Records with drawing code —
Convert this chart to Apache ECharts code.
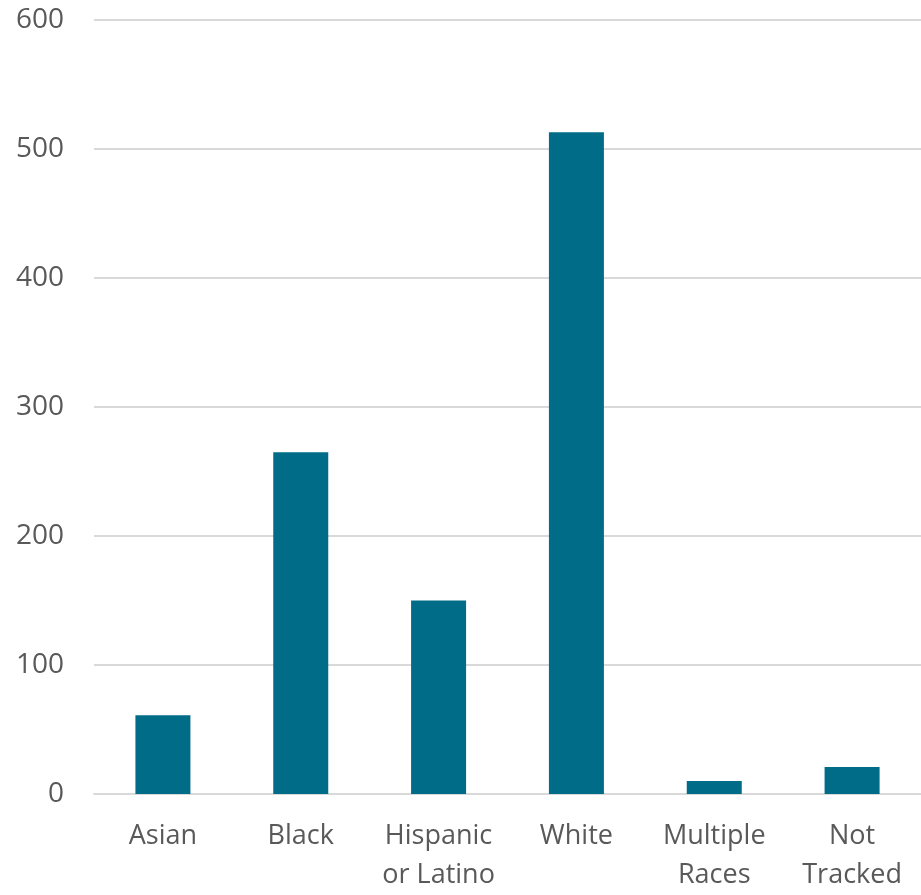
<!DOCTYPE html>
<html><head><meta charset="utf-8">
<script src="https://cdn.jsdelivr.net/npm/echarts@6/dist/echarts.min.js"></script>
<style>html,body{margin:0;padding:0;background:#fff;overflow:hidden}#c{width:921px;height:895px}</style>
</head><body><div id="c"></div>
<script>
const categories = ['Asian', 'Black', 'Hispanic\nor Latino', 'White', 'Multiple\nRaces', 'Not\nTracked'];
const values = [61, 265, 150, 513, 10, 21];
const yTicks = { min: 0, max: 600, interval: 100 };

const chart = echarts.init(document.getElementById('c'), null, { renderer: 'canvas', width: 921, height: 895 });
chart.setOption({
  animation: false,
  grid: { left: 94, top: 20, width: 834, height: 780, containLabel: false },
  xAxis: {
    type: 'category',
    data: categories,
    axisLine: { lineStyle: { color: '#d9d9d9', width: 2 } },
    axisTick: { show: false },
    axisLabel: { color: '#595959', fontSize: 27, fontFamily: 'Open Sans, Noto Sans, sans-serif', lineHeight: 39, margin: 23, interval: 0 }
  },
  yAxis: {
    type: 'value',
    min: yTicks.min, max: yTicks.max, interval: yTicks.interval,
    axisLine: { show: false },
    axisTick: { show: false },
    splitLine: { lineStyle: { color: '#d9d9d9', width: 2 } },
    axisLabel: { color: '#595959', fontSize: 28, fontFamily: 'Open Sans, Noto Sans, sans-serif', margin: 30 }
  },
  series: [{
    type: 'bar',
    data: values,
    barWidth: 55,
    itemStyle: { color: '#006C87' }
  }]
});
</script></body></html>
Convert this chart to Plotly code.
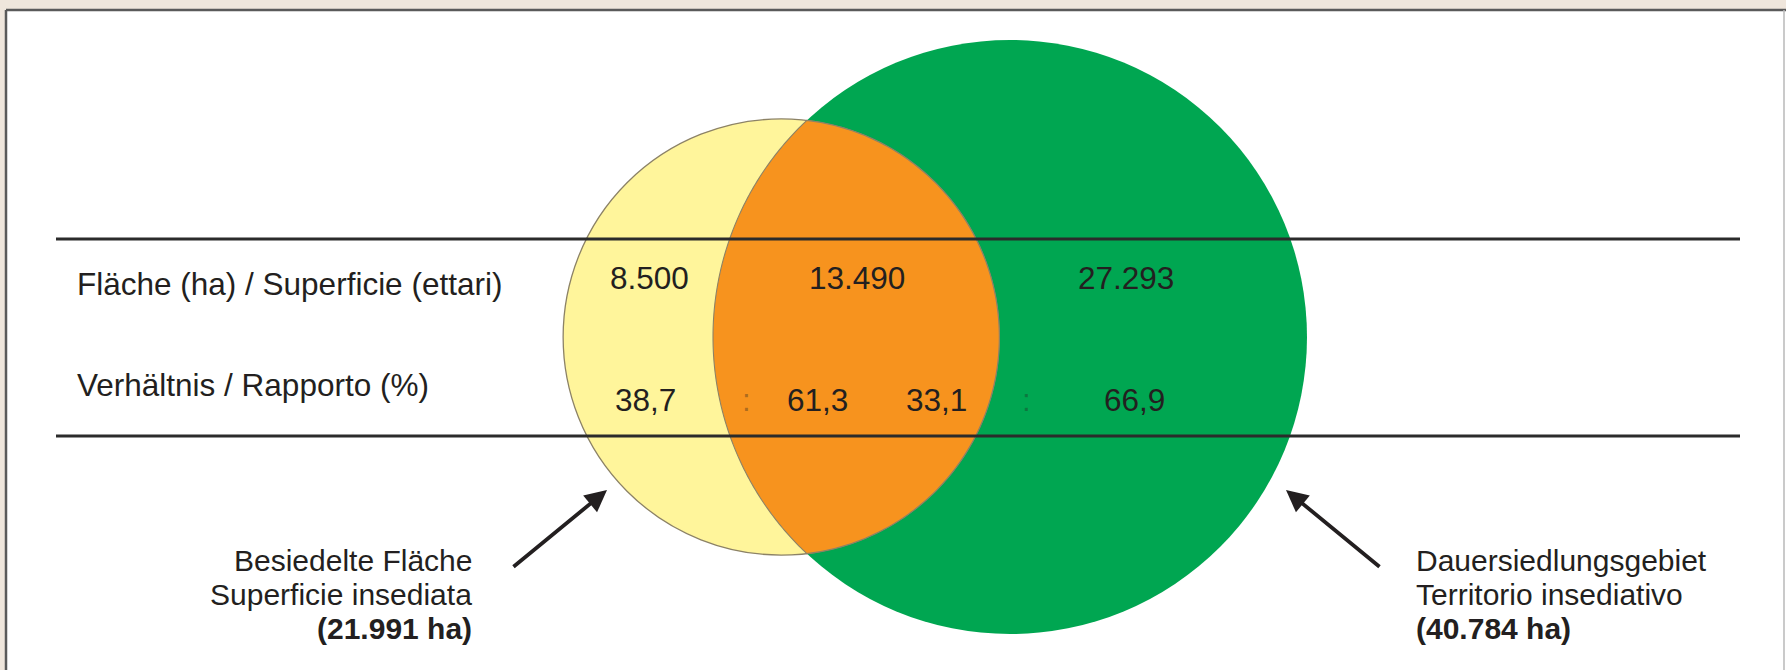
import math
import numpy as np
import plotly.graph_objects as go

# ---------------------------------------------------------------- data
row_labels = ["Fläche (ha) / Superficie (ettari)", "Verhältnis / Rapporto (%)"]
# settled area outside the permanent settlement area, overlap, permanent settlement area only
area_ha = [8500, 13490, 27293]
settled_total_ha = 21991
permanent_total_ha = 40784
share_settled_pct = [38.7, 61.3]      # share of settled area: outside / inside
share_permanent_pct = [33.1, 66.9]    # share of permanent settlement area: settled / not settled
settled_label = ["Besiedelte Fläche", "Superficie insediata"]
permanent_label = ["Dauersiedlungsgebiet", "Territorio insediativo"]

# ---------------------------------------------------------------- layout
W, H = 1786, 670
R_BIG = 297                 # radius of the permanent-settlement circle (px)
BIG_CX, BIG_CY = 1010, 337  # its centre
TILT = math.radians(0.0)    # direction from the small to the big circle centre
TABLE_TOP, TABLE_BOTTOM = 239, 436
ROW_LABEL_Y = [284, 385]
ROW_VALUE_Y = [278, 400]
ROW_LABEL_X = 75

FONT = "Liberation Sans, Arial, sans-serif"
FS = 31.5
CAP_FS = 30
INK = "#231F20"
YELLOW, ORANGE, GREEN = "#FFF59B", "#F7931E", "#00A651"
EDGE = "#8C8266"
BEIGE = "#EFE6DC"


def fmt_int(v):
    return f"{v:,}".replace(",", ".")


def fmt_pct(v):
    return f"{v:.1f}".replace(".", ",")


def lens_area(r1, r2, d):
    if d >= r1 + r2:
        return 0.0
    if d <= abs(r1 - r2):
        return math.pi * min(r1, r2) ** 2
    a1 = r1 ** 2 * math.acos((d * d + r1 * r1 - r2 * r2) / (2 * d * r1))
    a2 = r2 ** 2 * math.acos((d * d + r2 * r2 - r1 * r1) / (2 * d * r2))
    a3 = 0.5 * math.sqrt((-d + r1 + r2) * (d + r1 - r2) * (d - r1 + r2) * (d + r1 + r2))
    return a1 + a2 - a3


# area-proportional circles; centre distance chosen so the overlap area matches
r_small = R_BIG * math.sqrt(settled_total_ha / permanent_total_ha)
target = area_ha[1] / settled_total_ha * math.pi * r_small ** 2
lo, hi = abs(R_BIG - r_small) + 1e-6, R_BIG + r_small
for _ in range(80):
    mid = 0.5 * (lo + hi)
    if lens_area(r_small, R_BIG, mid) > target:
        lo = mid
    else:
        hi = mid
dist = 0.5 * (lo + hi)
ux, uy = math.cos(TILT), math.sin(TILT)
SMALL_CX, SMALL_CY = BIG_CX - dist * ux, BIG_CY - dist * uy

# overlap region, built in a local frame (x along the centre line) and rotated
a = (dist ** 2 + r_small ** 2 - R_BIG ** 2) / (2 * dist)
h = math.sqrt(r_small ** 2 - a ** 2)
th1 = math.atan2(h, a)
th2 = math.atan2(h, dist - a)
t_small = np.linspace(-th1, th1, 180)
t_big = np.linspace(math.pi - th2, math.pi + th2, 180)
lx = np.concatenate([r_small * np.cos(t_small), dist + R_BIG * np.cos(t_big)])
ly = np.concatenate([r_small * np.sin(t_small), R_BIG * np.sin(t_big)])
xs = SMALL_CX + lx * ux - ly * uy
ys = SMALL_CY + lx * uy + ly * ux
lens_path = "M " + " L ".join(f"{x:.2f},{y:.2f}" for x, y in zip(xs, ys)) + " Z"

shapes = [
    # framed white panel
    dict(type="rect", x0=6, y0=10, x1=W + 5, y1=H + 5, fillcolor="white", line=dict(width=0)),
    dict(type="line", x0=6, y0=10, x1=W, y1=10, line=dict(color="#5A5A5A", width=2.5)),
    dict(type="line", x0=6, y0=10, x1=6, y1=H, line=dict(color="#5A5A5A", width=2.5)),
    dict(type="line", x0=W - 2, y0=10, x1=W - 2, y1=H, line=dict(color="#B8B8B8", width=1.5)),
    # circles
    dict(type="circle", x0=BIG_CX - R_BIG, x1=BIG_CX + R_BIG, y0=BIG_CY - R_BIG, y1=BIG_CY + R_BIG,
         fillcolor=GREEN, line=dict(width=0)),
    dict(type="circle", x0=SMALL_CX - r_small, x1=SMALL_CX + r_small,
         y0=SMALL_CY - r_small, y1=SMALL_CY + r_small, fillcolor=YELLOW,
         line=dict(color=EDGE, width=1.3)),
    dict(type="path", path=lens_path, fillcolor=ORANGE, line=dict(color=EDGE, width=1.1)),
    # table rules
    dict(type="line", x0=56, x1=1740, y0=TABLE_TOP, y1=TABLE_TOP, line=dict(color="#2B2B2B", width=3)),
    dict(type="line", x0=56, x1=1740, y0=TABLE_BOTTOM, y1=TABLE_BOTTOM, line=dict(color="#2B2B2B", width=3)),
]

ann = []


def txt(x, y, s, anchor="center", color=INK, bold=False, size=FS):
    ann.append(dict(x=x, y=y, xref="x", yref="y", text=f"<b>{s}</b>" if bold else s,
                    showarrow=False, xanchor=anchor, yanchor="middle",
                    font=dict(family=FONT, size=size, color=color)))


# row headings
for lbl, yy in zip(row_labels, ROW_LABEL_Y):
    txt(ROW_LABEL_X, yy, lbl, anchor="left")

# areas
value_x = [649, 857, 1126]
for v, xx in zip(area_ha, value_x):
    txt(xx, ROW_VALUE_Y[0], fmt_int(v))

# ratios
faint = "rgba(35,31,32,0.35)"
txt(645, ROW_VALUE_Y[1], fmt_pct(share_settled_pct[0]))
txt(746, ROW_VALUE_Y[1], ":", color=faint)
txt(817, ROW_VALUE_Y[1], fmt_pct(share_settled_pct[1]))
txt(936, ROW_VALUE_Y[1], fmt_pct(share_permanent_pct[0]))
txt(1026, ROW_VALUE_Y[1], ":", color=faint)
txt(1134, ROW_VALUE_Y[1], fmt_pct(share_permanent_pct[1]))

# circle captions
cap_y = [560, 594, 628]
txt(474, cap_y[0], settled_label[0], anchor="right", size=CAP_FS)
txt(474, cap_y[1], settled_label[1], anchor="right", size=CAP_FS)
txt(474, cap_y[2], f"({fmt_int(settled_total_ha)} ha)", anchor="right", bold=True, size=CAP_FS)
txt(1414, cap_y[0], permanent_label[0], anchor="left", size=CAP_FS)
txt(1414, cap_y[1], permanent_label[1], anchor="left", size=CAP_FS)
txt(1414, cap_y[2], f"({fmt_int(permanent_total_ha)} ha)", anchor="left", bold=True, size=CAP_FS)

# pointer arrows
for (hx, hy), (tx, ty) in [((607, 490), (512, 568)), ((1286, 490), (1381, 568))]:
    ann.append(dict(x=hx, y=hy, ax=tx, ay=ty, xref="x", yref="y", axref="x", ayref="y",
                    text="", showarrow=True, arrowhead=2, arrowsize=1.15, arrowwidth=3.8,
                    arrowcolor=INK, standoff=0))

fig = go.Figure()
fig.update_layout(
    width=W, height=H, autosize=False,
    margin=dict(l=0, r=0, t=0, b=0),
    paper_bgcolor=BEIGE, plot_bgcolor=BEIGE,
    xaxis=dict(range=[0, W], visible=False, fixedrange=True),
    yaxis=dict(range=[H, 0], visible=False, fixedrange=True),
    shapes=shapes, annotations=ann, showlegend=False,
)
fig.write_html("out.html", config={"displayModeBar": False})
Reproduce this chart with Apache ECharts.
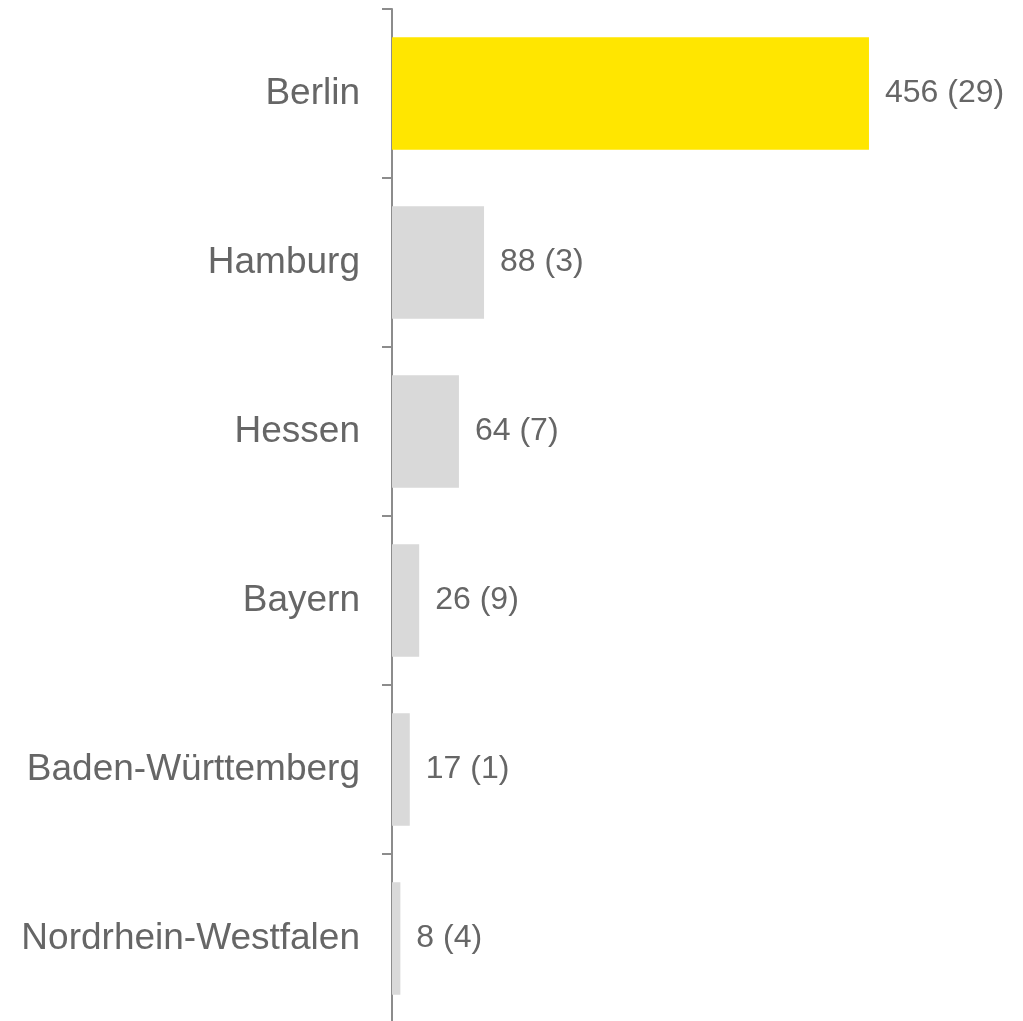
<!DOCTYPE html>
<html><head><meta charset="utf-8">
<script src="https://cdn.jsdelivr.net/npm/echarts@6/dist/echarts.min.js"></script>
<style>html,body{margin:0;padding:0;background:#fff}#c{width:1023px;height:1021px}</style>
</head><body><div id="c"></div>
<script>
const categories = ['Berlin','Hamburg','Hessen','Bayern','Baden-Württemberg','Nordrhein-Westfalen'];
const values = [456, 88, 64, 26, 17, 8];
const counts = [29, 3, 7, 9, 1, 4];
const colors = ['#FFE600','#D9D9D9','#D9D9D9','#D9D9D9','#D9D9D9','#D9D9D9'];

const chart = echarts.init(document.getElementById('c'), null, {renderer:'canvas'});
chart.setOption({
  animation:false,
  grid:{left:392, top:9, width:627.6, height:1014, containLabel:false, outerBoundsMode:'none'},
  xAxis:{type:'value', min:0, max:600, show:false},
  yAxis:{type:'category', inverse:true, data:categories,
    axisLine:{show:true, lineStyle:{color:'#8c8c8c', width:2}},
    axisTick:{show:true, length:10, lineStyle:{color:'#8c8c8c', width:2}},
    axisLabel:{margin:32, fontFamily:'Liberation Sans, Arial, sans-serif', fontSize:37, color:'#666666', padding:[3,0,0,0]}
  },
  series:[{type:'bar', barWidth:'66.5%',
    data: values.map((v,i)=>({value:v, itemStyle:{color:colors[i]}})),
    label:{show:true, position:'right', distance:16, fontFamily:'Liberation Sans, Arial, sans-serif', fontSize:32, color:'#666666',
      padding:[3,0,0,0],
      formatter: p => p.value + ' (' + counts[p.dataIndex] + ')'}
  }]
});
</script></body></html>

PROMPT — In the entries above, find each line with the word "this" and show it.

EXPECTED OUTPUT —
Convert this chart to Apache ECharts code.
Convert this chart to Plotly code.
Reproduce this chart with Apache ECharts.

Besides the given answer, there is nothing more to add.